SF State Employees Benefit from Summer ESL Course
School employees enhance their English skills
August 23, 2005 3:17 PM
Every day 127 workers on campus walk by without being noticed. They are the custodians and the groundskeepers of SF State, dressed in their dark green jumpsuits and blue shirts.
They clean more than 23 buildings, 80 floors and 250 bathrooms. They clean the drains for three months every autumn and prune the trees in the winter. They wax every professor’s office floor twice a year.
Gil Salvador works as a groundskeeper at SF State. He says that one of the hardest jobs he must deal with is chalking the athletic field before games. At the end of the last school year, Salvador was also dealing with his son surpassing him speaking and writing in English.
He now studies with his son, and brings his elementary vocabulary book with him to the beginning-level ESL class at SF State that has been teaching him and roughly 20 other school employees all summer.
Maureen Fitzgerald, a lecturer in the English department, was inspired to form a class to teach English to interested SF State employees after a group of workers at a campus restaurant she frequents asked her to teach them English.
“It seems obscene to have people that want to learn, and who work at a university, and aren’t given the opportunity,” Fitzgerald said.

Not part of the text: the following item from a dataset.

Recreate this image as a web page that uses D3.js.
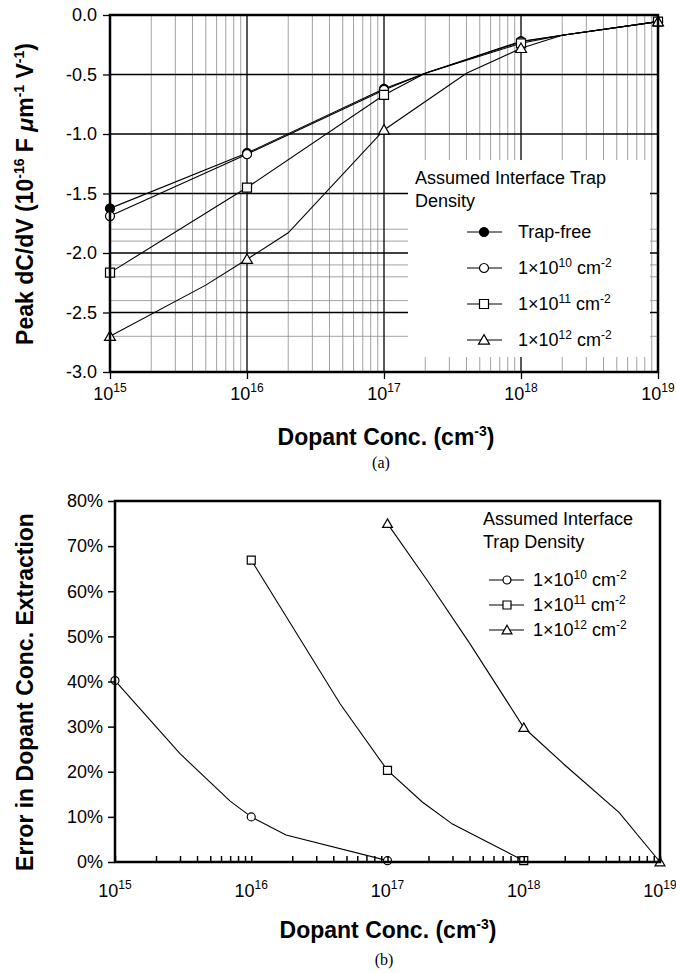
<!DOCTYPE html>
<html>
<head>
<meta charset="utf-8">
<script src="https://cdn.jsdelivr.net/npm/d3@7"></script>
<style>
body { margin: 0; background: #fff; }
svg text { font-family: "Liberation Sans", Arial, sans-serif; fill: #000; }
</style>
</head>
<body>
<div id="canvas"></div>
<script>
"use strict"

let drawingWidth = 676;
let drawingHeight = 973;

/* concentration axis (shared by both panels) */
let decadeValues = [1e15, 1e16, 1e17, 1e18, 1e19];
let decadeExponents = ["15", "16", "17", "18", "19"];

/* panel (a): peak dC/dV */
let aYTicks = [0, -0.5, -1, -1.5, -2, -2.5, -3];
let aMinorGrid = [-1.8, -1.9, -2.1, -2.2, -2.4, -2.7];

let trapFreeConc = [1e15, 1e16, 1e17, 2e17, 1e18, 2e18, 1e19];
let trapFreePeak = [-1.625, -1.16, -0.62, -0.49, -0.22, -0.17, -0.056];
let trap10Conc = [1e15, 1e16, 1e17, 2e17, 1e18, 2e18, 1e19];
let trap10Peak = [-1.69, -1.17, -0.63, -0.49, -0.225, -0.17, -0.056];
let trap11Conc = [1e15, 1e16, 1e17, 2e17, 1e18, 2e18, 1e19];
let trap11Peak = [-2.165, -1.45, -0.672, -0.49, -0.238, -0.17, -0.056];
let trap12Conc = [1e15, 5e15, 1e16, 2e16, 1e17, 4e17, 1e18, 2e18, 1e19];
let trap12Peak = [-2.70, -2.27, -2.053, -1.83, -0.966, -0.49, -0.28, -0.17, -0.056];

/* panel (b): error in extracted dopant conc. (%) */
let bYTicks = [0, 10, 20, 30, 40, 50, 60, 70, 80];

let err10Conc = [1e15, 3e15, 7e15, 1e16, 1.8e16, 1e17];
let err10 = [40.2, 24, 13.5, 10, 6, 0.3];
let err11Conc = [1e16, 4.5e16, 1e17, 1.8e17, 3e17, 1e18];
let err11 = [66.9, 35, 20.3, 13.3, 8.4, 0.3];
let err12Conc = [1e17, 2e17, 4e17, 1e18, 2e18, 5e18, 1e19];
let err12 = [75, 62, 48.5, 29.8, 21.5, 11, 0];

let legendTitleA = ["Assumed Interface Trap", "Density"];
let legendTitleB = ["Assumed Interface", "Trap Density"];
let trapLabels = [
    [{t: "Trap-free"}],
    [{t: "1\u00d710"}, {t: "10", sup: true}, {t: " cm"}, {t: "-2", sup: true}],
    [{t: "1\u00d710"}, {t: "11", sup: true}, {t: " cm"}, {t: "-2", sup: true}],
    [{t: "1\u00d710"}, {t: "12", sup: true}, {t: " cm"}, {t: "-2", sup: true}]
];

let drawing = d3.select("#canvas")
    .append("svg")
    .attr("width", drawingWidth)
    .attr("height", drawingHeight);

drawing.append("rect")
    .attr("width", drawingWidth)
    .attr("height", drawingHeight)
    .attr("fill", "white");

/* text with superscripts */
function richText(sel, parts, supSize, rise) {
    let raised = false;
    parts.forEach(p => {
        let ts = sel.append("tspan").text(p.t);
        if (p.sup && !raised) { ts.attr("dy", -rise); raised = true; }
        else if (!p.sup && raised) { ts.attr("dy", rise); raised = false; }
        if (p.sup) ts.attr("font-size", supSize);
        if (p.italic) ts.attr("font-style", "italic");
    });
}

function isDecade(c) {
    let e = Math.log10(c);
    return Math.abs(e - Math.round(e)) < 1e-9;
}

let symbolTypes = {
    dot: d3.symbolCircle,
    circle: d3.symbolCircle,
    square: d3.symbolSquare,
    triangle: d3.symbolTriangle
};

function drawMarker(g, shape, x, y, size) {
    g.append("path")
        .attr("d", d3.symbol().type(symbolTypes[shape]).size(size[shape])())
        .attr("transform", "translate(" + x + "," + (shape == "triangle" ? y + 1 : y) + ")")
        .attr("fill", shape == "dot" ? "black" : "white")
        .attr("stroke", "black")
        .attr("stroke-width", 1.2);
}

function drawSeries(g, xs, ys, conc, vals, shape, size) {
    let pts = conc.map((c, i) => [xs(c), ys(vals[i])]);
    g.append("path")
        .attr("d", d3.line()(pts))
        .attr("fill", "none")
        .attr("stroke", "black")
        .attr("stroke-width", 1.1);
    conc.forEach((c, i) => {
        if (isDecade(c)) drawMarker(g, shape, xs(c), ys(vals[i]), size);
    });
}

function minorValues() {
    let out = [];
    for (let e = 15; e < 19; e++)
        for (let k = 2; k <= 9; k++) out.push(k * Math.pow(10, e));
    return out;
}

function decadeLabels(g, xs, y) {
    decadeValues.forEach((d, i) => {
        let t = g.append("text")
            .attr("x", xs(d))
            .attr("y", y)
            .attr("text-anchor", "middle")
            .attr("font-size", 18);
        richText(t, [{t: "10"}, {t: decadeExponents[i], sup: true}], 12, 8);
    });
}

/* ---------- panel (a) ---------- */
let xA = d3.scaleLog().domain([1e15, 1e19]).range([110, 658]);
let yA = d3.scaleLinear().domain([-3, 0]).range([372, 15]);
let gA = drawing.append("g");

gA.selectAll(".minorV").data(minorValues()).enter().append("line")
    .attr("x1", d => xA(d)).attr("x2", d => xA(d))
    .attr("y1", yA(0)).attr("y2", yA(-3))
    .attr("stroke", "#8a8a8a").attr("stroke-width", 0.8);

gA.selectAll(".minorH").data(aMinorGrid).enter().append("line")
    .attr("x1", xA(1e15)).attr("x2", xA(1e19))
    .attr("y1", d => yA(d)).attr("y2", d => yA(d))
    .attr("stroke", "#8a8a8a").attr("stroke-width", 0.8);

gA.selectAll(".majorV").data(decadeValues.slice(1, 4)).enter().append("line")
    .attr("x1", d => xA(d)).attr("x2", d => xA(d))
    .attr("y1", yA(0)).attr("y2", yA(-3))
    .attr("stroke", "black").attr("stroke-width", 1.3);

gA.selectAll(".majorH").data(aYTicks.slice(1, 6)).enter().append("line")
    .attr("x1", xA(1e15)).attr("x2", xA(1e19))
    .attr("y1", d => yA(d)).attr("y2", d => yA(d))
    .attr("stroke", "black").attr("stroke-width", 1.3);

/* legend background hides the grid */
gA.append("rect")
    .attr("x", 408).attr("y", 160)
    .attr("width", 242).attr("height", 197)
    .attr("fill", "white");

let sizeA = {dot: 64, circle: 64, square: 81, triangle: 52};
drawSeries(gA, xA, yA, trapFreeConc, trapFreePeak, "dot", sizeA);
drawSeries(gA, xA, yA, trap10Conc, trap10Peak, "circle", sizeA);
drawSeries(gA, xA, yA, trap11Conc, trap11Peak, "square", sizeA);
drawSeries(gA, xA, yA, trap12Conc, trap12Peak, "triangle", sizeA);

gA.append("rect")
    .attr("x", xA(1e15)).attr("y", yA(0))
    .attr("width", xA(1e19) - xA(1e15)).attr("height", yA(-3) - yA(0))
    .attr("fill", "none").attr("stroke", "black").attr("stroke-width", 2.5);

let axisA = gA.append("g")
    .attr("transform", "translate(" + xA(1e15) + ",0)")
    .call(d3.axisLeft(yA).tickValues(aYTicks).tickSize(7).tickPadding(6)
        .tickFormat(d => d.toFixed(1)));
axisA.select(".domain").remove();
axisA.selectAll("line").attr("stroke-width", 1.3);
axisA.selectAll("text").attr("font-size", 18).attr("font-family", null);

let axisAx = gA.append("g")
    .attr("transform", "translate(0," + yA(-3) + ")")
    .call(d3.axisBottom(xA).tickValues(decadeValues).tickSize(7).tickFormat(""));
axisAx.select(".domain").remove();
axisAx.selectAll("line").attr("stroke-width", 1.3);
decadeLabels(gA, xA, 400);

let titleAx = gA.append("text")
    .attr("x", 386).attr("y", 445)
    .attr("text-anchor", "middle").attr("font-size", 23).attr("font-weight", "bold");
richText(titleAx, [{t: "Dopant Conc. (cm"}, {t: "-3", sup: true}, {t: ")"}], 14, 9);

let titleAy = gA.append("text")
    .attr("transform", "translate(33,194) rotate(-90)")
    .attr("text-anchor", "middle").attr("font-size", 23).attr("font-weight", "bold");
richText(titleAy, [{t: "Peak dC/dV (10"}, {t: "-16", sup: true}, {t: " F "},
    {t: "\u03bc", italic: true}, {t: "m"}, {t: "-1", sup: true}, {t: " V"},
    {t: "-1", sup: true}, {t: ")"}], 14, 9);

gA.append("text")
    .attr("x", 381).attr("y", 468)
    .attr("text-anchor", "middle").attr("font-size", 16)
    .style("font-family", "'Liberation Serif', 'Times New Roman', serif")
    .text("(a)");

legendTitleA.forEach((s, i) => {
    gA.append("text").attr("x", 415).attr("y", 184 + i * 23)
        .attr("font-size", 18).text(s);
});
["dot", "circle", "square", "triangle"].forEach((shape, i) => {
    let ly = 232 + i * 36;
    gA.append("line").attr("x1", 467).attr("x2", 502).attr("y1", ly).attr("y2", ly)
        .attr("stroke", "black").attr("stroke-width", 1.1);
    drawMarker(gA, shape, 484, ly, sizeA);
    let t = gA.append("text").attr("x", 518).attr("y", ly + 6).attr("font-size", 18);
    richText(t, trapLabels[i], 12, 7);
});

/* ---------- panel (b) ---------- */
let xB = d3.scaleLog().domain([1e15, 1e19]).range([115, 660]);
let yB = d3.scaleLinear().domain([0, 80]).range([862, 501]);
let gB = drawing.append("g");

let sizeB = {dot: 50, circle: 50, square: 64, triangle: 42};
drawSeries(gB, xB, yB, err10Conc, err10, "circle", sizeB);
drawSeries(gB, xB, yB, err11Conc, err11, "square", sizeB);
drawSeries(gB, xB, yB, err12Conc, err12, "triangle", sizeB);

let axisBx = gB.append("g")
    .attr("transform", "translate(0," + yB(0) + ")")
    .call(d3.axisBottom(xB).tickValues(decadeValues.concat(minorValues()))
        .tickSize(-6).tickFormat(""));
axisBx.select(".domain").remove();
axisBx.selectAll("line").attr("stroke-width", 1.5);
decadeLabels(gB, xB, 897);

let axisBy = gB.append("g")
    .attr("transform", "translate(" + xB(1e15) + ",0)")
    .call(d3.axisLeft(yB).tickValues(bYTicks).tickSize(7).tickPadding(5)
        .tickFormat(d => d + "%"));
axisBy.select(".domain").remove();
axisBy.selectAll("line").attr("stroke-width", 1.5);
axisBy.selectAll("text").attr("font-size", 18).attr("font-family", null);

gB.append("rect")
    .attr("x", xB(1e15)).attr("y", yB(80))
    .attr("width", xB(1e19) - xB(1e15)).attr("height", yB(0) - yB(80))
    .attr("fill", "none").attr("stroke", "black").attr("stroke-width", 2.5);

let titleBx = gB.append("text")
    .attr("x", 388).attr("y", 938)
    .attr("text-anchor", "middle").attr("font-size", 23).attr("font-weight", "bold");
richText(titleBx, [{t: "Dopant Conc. (cm"}, {t: "-3", sup: true}, {t: ")"}], 14, 9);

gB.append("text")
    .attr("transform", "translate(33,692) rotate(-90)")
    .attr("text-anchor", "middle").attr("font-size", 23).attr("font-weight", "bold")
    .text("Error in Dopant Conc. Extraction");

gB.append("text")
    .attr("x", 384).attr("y", 965)
    .attr("text-anchor", "middle").attr("font-size", 16)
    .style("font-family", "'Liberation Serif', 'Times New Roman', serif")
    .text("(b)");

legendTitleB.forEach((s, i) => {
    gB.append("text").attr("x", 483).attr("y", 525 + i * 23)
        .attr("font-size", 18).text(s);
});
["circle", "square", "triangle"].forEach((shape, i) => {
    let ly = 580 + i * 25;
    gB.append("line").attr("x1", 489).attr("x2", 524).attr("y1", ly).attr("y2", ly)
        .attr("stroke", "black").attr("stroke-width", 1.1);
    drawMarker(gB, shape, 507, ly, sizeB);
    let t = gB.append("text").attr("x", 533).attr("y", ly + 6).attr("font-size", 18);
    richText(t, trapLabels[i + 1], 12, 7);
});
</script>
</body>
</html>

California State Employees Association Chief Steward Mary Grant soon took up the cause and proposed the class to the administration.
After nearly two years of negotiation, a class was formed for the workers, members of CSEA’s Unit 5. The class began running for an hour a day three days a week from July 11 to August 18.
Grant claims that there are workers' rights issues involved in increasing workers' English proficiency.
"Employees can't participate in the job evaluation process, take advantage of any professional advancement opportunities, or help maintain safety standards if he or she cannot read and write basic English," she said.
"I see it as the union's and as human resources' responsibility to give them the opportunity to advance at SFSU," Grant said.
Associate Vice President of Human Resources Denise Fox Needleman says that the university approached the class with a "two-fold objective."
"The purpose is to enhance communication and to facilitate upward mobility," Fox Needleman said.
As SF State employees, Unit 5 workers are eligible to utilize the fee waiver and career development programs, which allow them to earn degrees for $3 per class-if they can speak enough English to enroll.
“I want them to have the ability to do what they want,” said Fitzgerald, who also pointed out that many members of her class “are also learning how to be students.”
Students at the final class on August 17 were eager to find ways to continue. Fernando Cardenas, who works a night job before coming to work on campus at 5:00am, and cannot find an alternate ESL class, proposed writing letters to union reps and supervisors. The students have also considered starting a petition.
The future of the class will be worked out during a meeting between Fitzgerald and Fox Needleman. According to Fox Needleman, the administration wants to evaluate how many employees are interested in the class, how the class is benefitting those employees and what time will work best to accomodate their operational requirements.
Grant and Fitzgerald both remain optimistic about the class’ continuation.
"The union will work as hard as it possibly can to present the next level of ESL classes to the grounds and housing workers; and since the program has been this successful so far . . . we have every reason to believe it will continue and will work," Grant said.